Jeffrey Unaitis, executive director of the Onondaga County Bar Association, expressed jealousy of the Telesca Center for Justice in Rochester, which houses local civil legal services providers in a single location.

He said staffs of programs in his area have been talking about something similar, receiving help from the Telesca Center and Monroe County.

“You’re doing exactly what you should be doing,” Judge Lippman told Unaitis.

Sally Fisher Carp, legal director of OCBA’s Volunteer Lawyers Project, talked about the importance of education and its ties to a need for civil legal services.

She said Onondaga County looked at the number of people receiving cash benefits and noted how few had any higher education, stressing the importance of keeping children in school, especially those whose parents are facing eviction.

The new pro bono requirement, effective Jan. 1, makes it mandatory for law school students to provide at least 50 hours of free legal service to the poor in order to be admitted to the New York state bar.

“I hope we’re not doing it in a way that doesn’t put the all of the burden on you,” Judge Lippman said, noting how law schools are critical players in providing access to justice. “In the end, you’re educating and we get that.”

Syracuse Law School Dean Hannah Arterian testified that law school clinics are thinking about access to justice while serving educational needs and being sensitive to costs. Vasiliy Baziuk

Syracuse Law School Dean Hannah Arterian said law school clinics are thinking very much about access to justice while serving educational needs and being sensitive to the costs of attending law school.

“I think it’s really important to recognize one of the things about being a lawyer is being a civic leader,” she said. “People who get law degrees will be faced with being civic leaders.”

One of her students, Catherine Sinnwell Gerlach, a pro bono fellow, graduates in May so the new requirement does not apply to her, but she testified that she has worked with the VLP for 10 hours a week, connecting students and engaging them in pro bono opportunities.

“So you do it and you get others to do it too?” Judge Lippman asked, smiling. “I’m going to send you around the state,” he joked.

He said he and his advisory committee grappled with general community service and the new pro bono requirement, which requires credited service be law-related. As an example, he said students can help build Houses for Habitat for Humanity, but would only get pro bono credit for legal-related work they may provide for the organization.

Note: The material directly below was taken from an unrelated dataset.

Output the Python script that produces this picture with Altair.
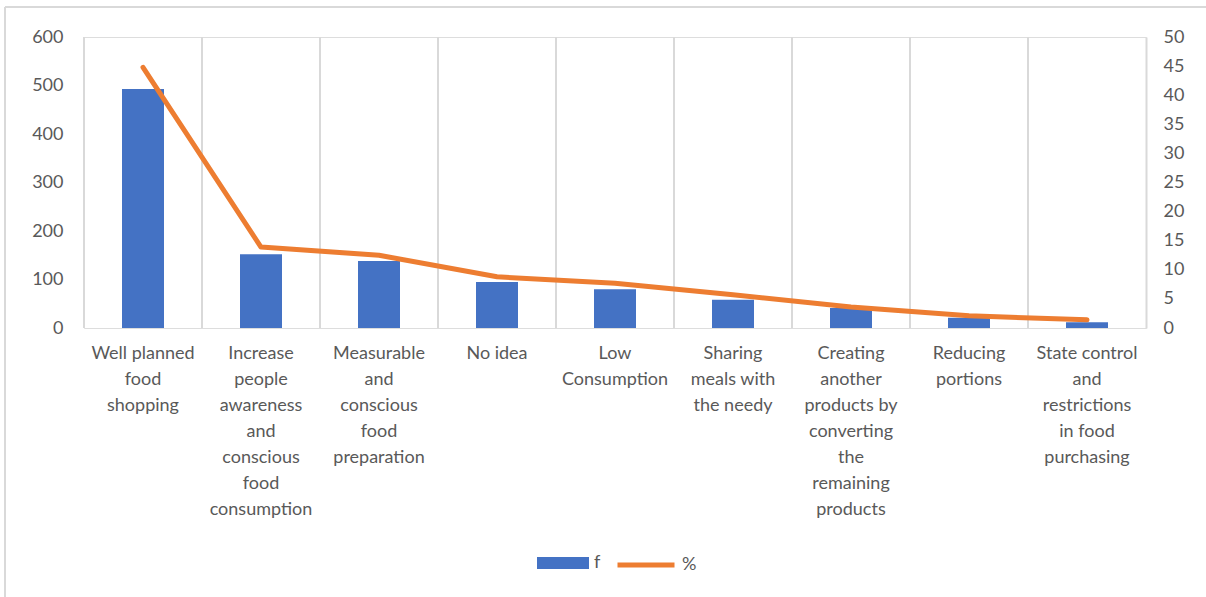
import altair as alt
import pandas as pd

categories = [
    "Well planned\nfood\nshopping",
    "Increase\npeople\nawareness\nand\nconscious\nfood\nconsumption",
    "Measurable\nand\nconscious\nfood\npreparation",
    "No idea",
    "Low\nConsumption",
    "Sharing\nmeals with\nthe needy",
    "Creating\nanother\nproducts by\nconverting\nthe\nremaining\nproducts",
    "Reducing\nportions",
    "State control\nand\nrestrictions\nin food\npurchasing",
]
f_values = [493, 152, 138, 95, 80, 58, 41, 21, 12]
pct_values = [44.8, 13.9, 12.5, 8.8, 7.7, 5.7, 3.6, 2.1, 1.4]
left_ticks = [0, 100, 200, 300, 400, 500, 600]
right_ticks = [0, 5, 10, 15, 20, 25, 30, 35, 40, 45, 50]

BLUE = "#4472C4"
ORANGE = "#ED7D31"
GRID = "#D9D9D9"
TEXT = "#595959"
FONT = "Lato"

df = pd.DataFrame({
    "cat": categories,
    "f": f_values,
    "pct": pct_values,
    "s1": ["f"] * len(categories),
    "s2": ["%"] * len(categories),
})
frame_df = pd.DataFrame({"k": [0]})

xenc = alt.X(
    "cat:N", sort=categories, title=None,
    scale=alt.Scale(paddingInner=0, paddingOuter=0),
    axis=alt.Axis(labelExpr="split(datum.value, '\\n')", labelAngle=0,
                  labelAlign="center",
                  labelFontSize=18, labelLineHeight=26, labelPadding=16,
                  labelBaseline="top", domain=False, ticks=False, grid=False,
                  labelColor=TEXT, labelFont=FONT, labelLimit=200),
)

bar_legend = alt.Legend(
    title=None, orient="none", direction="horizontal",
    legendX=453, legendY=500,
    symbolType="M-1,-0.23H1V0.23H-1Z", symbolSize=2704,
    symbolStrokeWidth=0, symbolOpacity=1,
    labelFontSize=18, labelColor=TEXT, labelFont=FONT, labelOffset=5,
    padding=0,
)
line_legend = alt.Legend(
    title=None, orient="none", direction="horizontal",
    legendX=531, legendY=497,
    symbolType="stroke", symbolSize=3249, symbolStrokeWidth=5, symbolOpacity=1,
    labelFontSize=18, labelColor=TEXT, labelFont=FONT, labelOffset=5,
    padding=0,
)

grid = alt.Chart(df).mark_rule(color=GRID, strokeWidth=2).encode(
    x=alt.X("cat:N", sort=categories, bandPosition=0),
)

frame_top = alt.Chart(frame_df).mark_rule(color=GRID, strokeWidth=2).encode(
    x=alt.value(-79), x2=alt.value(1122), y=alt.value(-30),
)
frame_left = alt.Chart(frame_df).mark_rule(color=GRID, strokeWidth=2).encode(
    x=alt.value(-79), y=alt.value(-30), y2=alt.value(560),
)

bars = alt.Chart(df).mark_bar(size=42).encode(
    x=xenc,
    y=alt.Y("f:Q", title=None,
            scale=alt.Scale(domain=[0, 600]),
            axis=alt.Axis(values=left_ticks, grid=False, domain=False, ticks=False,
                          labelFontSize=18, labelColor=TEXT, labelFont=FONT,
                          labelPadding=21)),
    color=alt.Color("s1:N", scale=alt.Scale(domain=["f"], range=[BLUE]),
                    legend=bar_legend),
)

left = alt.layer(frame_top, frame_left, grid, bars)

line = alt.Chart(df).mark_line(strokeWidth=5, strokeCap="round", strokeJoin="round").encode(
    x=alt.X("cat:N", sort=categories),
    y=alt.Y("pct:Q", title=None,
            scale=alt.Scale(domain=[0, 50]),
            axis=alt.Axis(values=right_ticks, grid=False, domain=True,
                          domainColor=GRID, domainWidth=2, ticks=False,
                          labelFontSize=18, labelColor=TEXT, labelFont=FONT,
                          labelPadding=17, orient="right")),
    stroke=alt.Stroke("s2:N", scale=alt.Scale(domain=["%"], range=[ORANGE]),
                      legend=line_legend),
)

chart = alt.layer(left, line).resolve_scale(y="independent").properties(
    width=1062, height=291,
    autosize=alt.AutoSizeParams(type="none"),
    padding={"left": 84, "top": 37, "right": 60, "bottom": 269},
).configure_view(stroke=None).configure(background="white")

chart.save("out.html", embed_options={"renderer": "svg", "actions": False})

Sarah Heim, a student at Cornell Law School, acknowledged “the tremendous opportunities” Cornell provides and said she wants to give back.

“You know that was a theory behind this?” Judge Lippman said. “It’s a privilege to practice law in New York state. You’re terrific and we appreciate you’re going to go out and continue to do pro bono throughout your career.”

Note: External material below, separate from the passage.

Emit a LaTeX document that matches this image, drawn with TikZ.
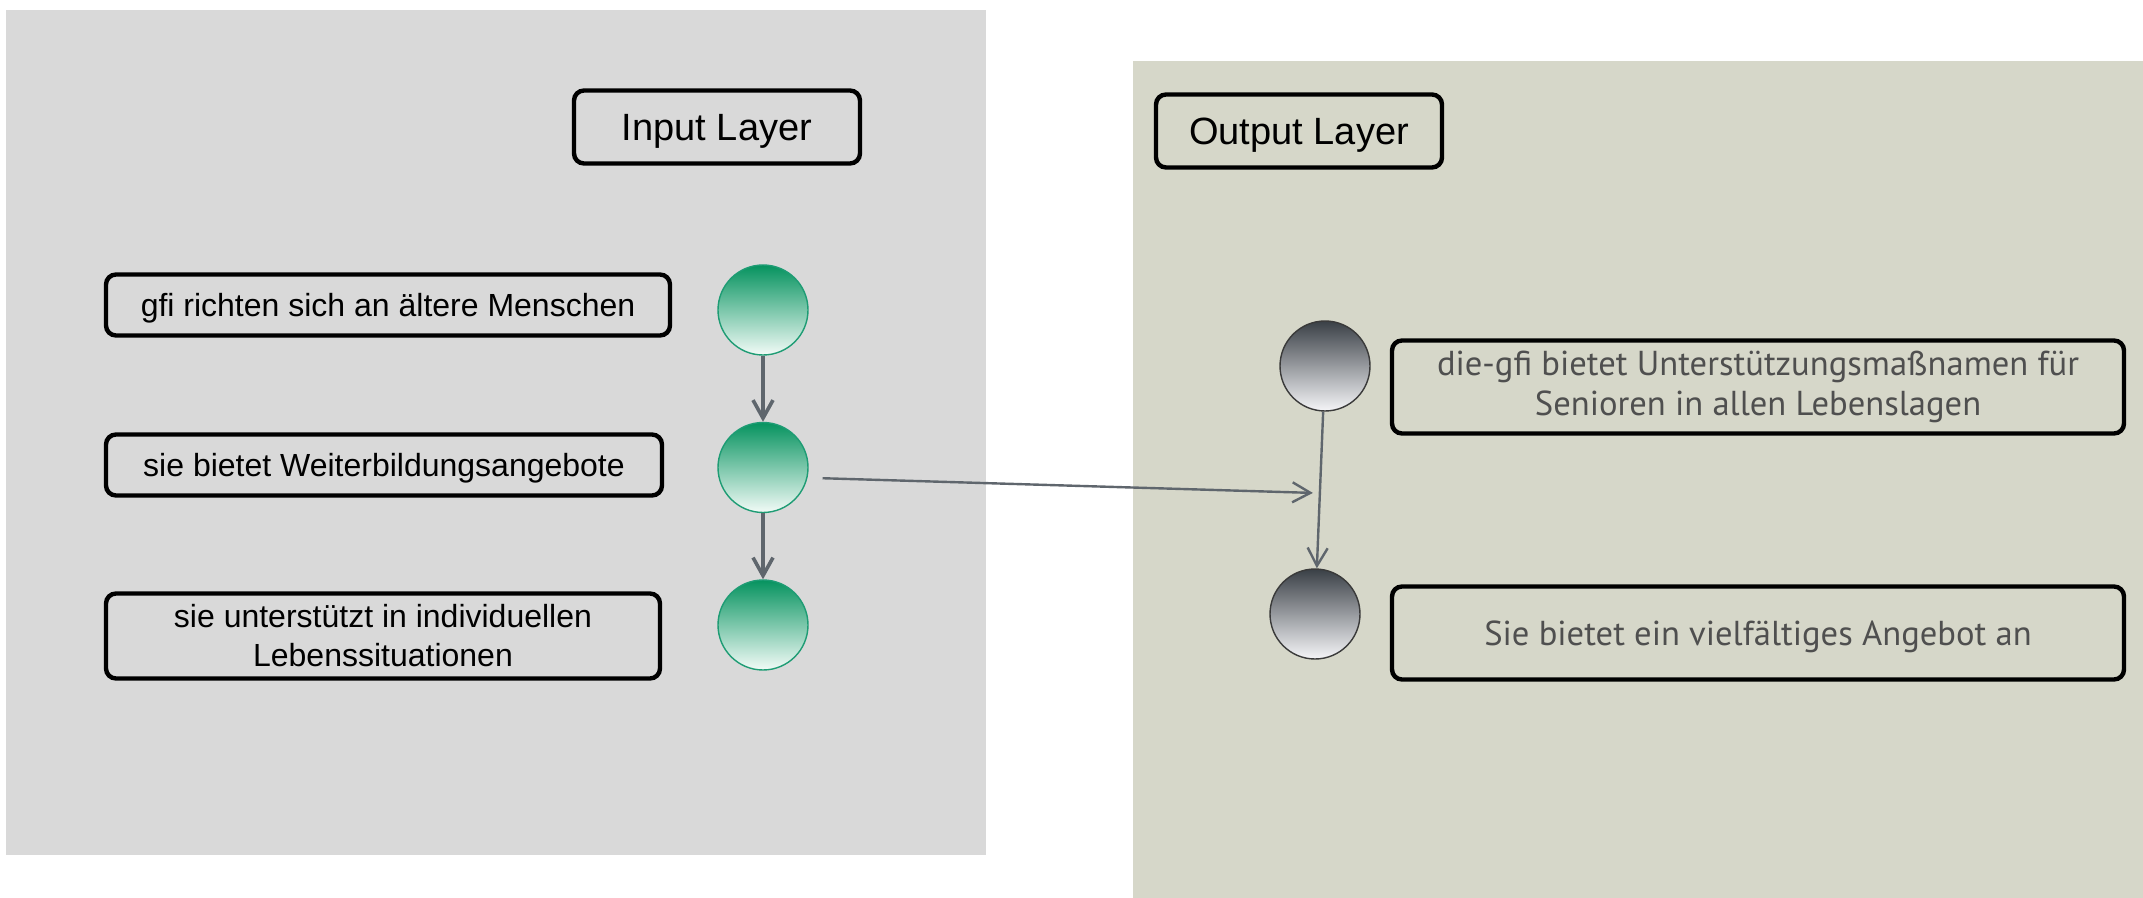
\documentclass[tikz,border=0pt]{standalone}
\usepackage{fontspec}
\setmainfont{Liberation Sans}
\newfontfamily\outfont{PT Sans}
\usetikzlibrary{arrows.meta,positioning}

\definecolor{inpanel}{HTML}{D9D9D9}
\definecolor{outpanel}{HTML}{D6D7C9}
\definecolor{greentop}{HTML}{06935F}
\definecolor{greenbot}{HTML}{F2FBF7}
\definecolor{greenrim}{HTML}{1E9C74}
\definecolor{graytop}{HTML}{3A4046}
\definecolor{graybot}{HTML}{F5F5F8}
\definecolor{grayrim}{HTML}{3A3A3A}
\definecolor{linkgray}{HTML}{5F666D}
\definecolor{outtext}{HTML}{4F4F4F}

\begin{document}
\begin{tikzpicture}[x=0.5pt, y=-0.5pt, node distance=78.75pt, on grid,
        every node/.style={inner sep=0pt},
        textbox/.style={draw, line width=2.2pt, rounded corners=5pt, align=center,
            font=\fontsize{16}{19.5}\selectfont},
        oneline/.style={text height=11.5pt, text depth=0pt},
        layerbox/.style={textbox, minimum width=143pt, minimum height=36.5pt,
            text height=13.7pt, text depth=0pt, font=\fontsize{19}{23}\selectfont},
        outbox/.style={textbox, minimum width=366pt, minimum height=46.5pt, text=outtext,
            font=\outfont\fontsize{17.3}{20}\selectfont},
        ingreen/.style={circle, minimum size=45pt, draw=greenrim, line width=0.7pt,
            top color=greentop, bottom color=greenbot},
        outgray/.style={circle, minimum size=45pt, draw=grayrim, line width=0.7pt,
            top color=graytop, bottom color=graybot},
        link/.style={draw=linkgray, line width=1.8pt, -{Straight Barb[length=9pt,width=10pt]}},
        thinlink/.style={link, line width=1.2pt}]
    \useasboundingbox (0,0) rectangle (2143,898);
    % panels
    \fill[inpanel] (6,10) rectangle (986,855);
    \fill[outpanel] (1133,61) rectangle (2143,898);
    % input layer
    \node[layerbox] (inlayer) at (717,127) {Input Layer};
    \node[ingreen] (gA) at (763,310) {};
    \node[ingreen] (gB) [below=of gA] {};
    \node[ingreen] (gC) [below=of gB] {};
    \node[textbox, oneline, minimum width=282pt, minimum height=30.5pt] (tA) at (388,305) {gfi richten sich an ältere Menschen};
    \node[textbox, oneline, minimum width=278pt, minimum height=30.5pt] (tB) at (384,465) {sie bietet Weiterbildungsangebote};
    \node[textbox, minimum width=277pt, minimum height=42.5pt] (tC) at (383,636) {sie unterstützt in individuellen\\Lebenssituationen};
    \draw[link] (gA) -- (gB);
    \draw[link] (gB) -- (gC);
    % output layer
    \node[layerbox] (outlayer) at (1299,131) {Output Layer};
    \node[outgray] (gD) at (1325,366) {};
    \node[outgray] (gE) at (1315,614) {};
    \node[outbox] (tD) at (1758,387) {die-gfi bietet Unterstützungsmaßnamen für\\Senioren in allen Lebenslagen};
    \node[outbox, text height=12.5pt, text depth=0pt] (tE) at (1758,633) {Sie bietet ein vielfältiges Angebot an};
    \draw[thinlink] (gD) -- coordinate[pos=0.52] (hit) (gE);
    \draw[thinlink, shorten <=7.5pt, shorten >=3.5pt] (gB.-13) -- (hit);
\end{tikzpicture}
\end{document}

Cornell Law School Dean Stewart J. Schwab said he thinks there are some challenges regarding the new requirement, but that some can be exaggerated.

“Finding qualified supervisors will be an issue,” he said, referring to the part of the requirement that calls for each student’s pro bono service to be certified by a supervising attorney or judge.

Judge Lippman said the infrastructure for putting aside the 50 hours will clearly come from law schools, in partnership with the legal community, to instill a culture of service in the next generation of lawyers. He said all of the state’s law schools have been so helpful, acknowledging the upstate geographical challenges.

“There is so much need upstate, but it’s harder to access that need because it’s invisible,” Judge Lippman said. “It’s so spread out … we have providers that cover such huge geographical areas. We really need your help in figuring that out.”

Other witnesses were Judge Craig J. Doran, administrative judge of the Seventh Judicial District; Anthony P. Marshall, chair of the Say Yes to Education Legal Support Program Task Force and a member of the Syracuse office of Harris Beach PLLC; and Christopher Wiles, an assistant attorney general in the Syracuse Regional Office.

Judge Lippman, who is conducting a hearing in each of the Fourth Departments, expects to present his recommendations to the state by Dec. 1, the deadline for submitting the budget for the state court system to the governor.